Eventually, while raising the third round of seed funding, he met up with Paul Judge, an angel investor and cofounder of Luma, a home wi-fi company. Judge immediately saw promise in Eagan’s idea and the company’s work, but instead of offering Eagan a check to help fund its growth, he offered to buy it on the spot. Within weeks, the deal had closed. Though the deal didn’t make Eagan a billionaire, it did give him some financial breathing room. (He did splurge on a few things, including a feast with friends and floor seats with a pal at a Celtics game.) As part of the acquisition, Eagan agreed to work as director of the Internet of Things (IoT) security for Luma.
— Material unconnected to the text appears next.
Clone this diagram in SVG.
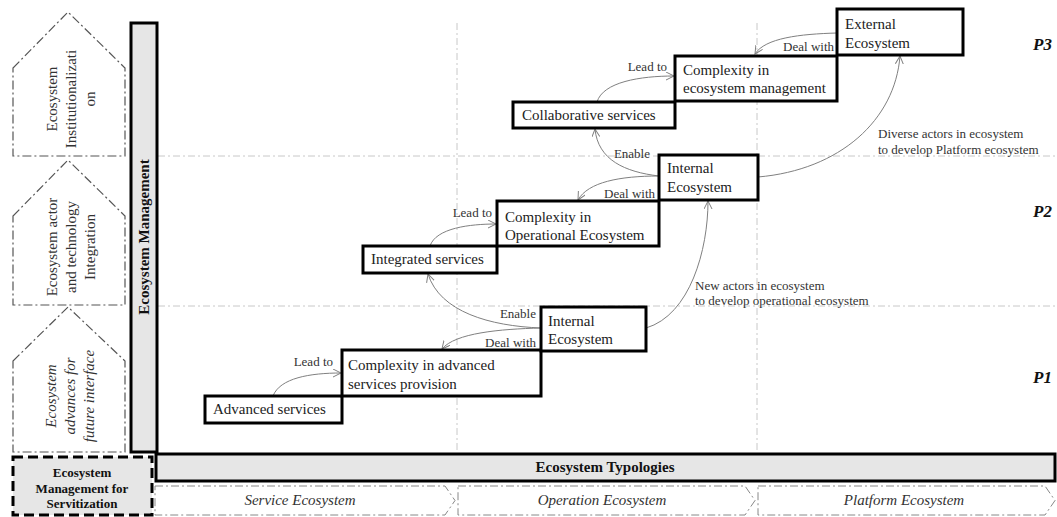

Eagan left Luma last year and is currently dreaming up his next big entrepreneurial move. He deeply admires the approach of Elon Musk, who takes on multiple “moonshot” projects at a time, and he’s especially eager to tackle both climate change and computer security. As he looks ahead, he’s eager to bring the best and brightest with him. “A great idea isn’t one that’s only in your head,” he says. “Don’t hold good ideas inside. Share them.”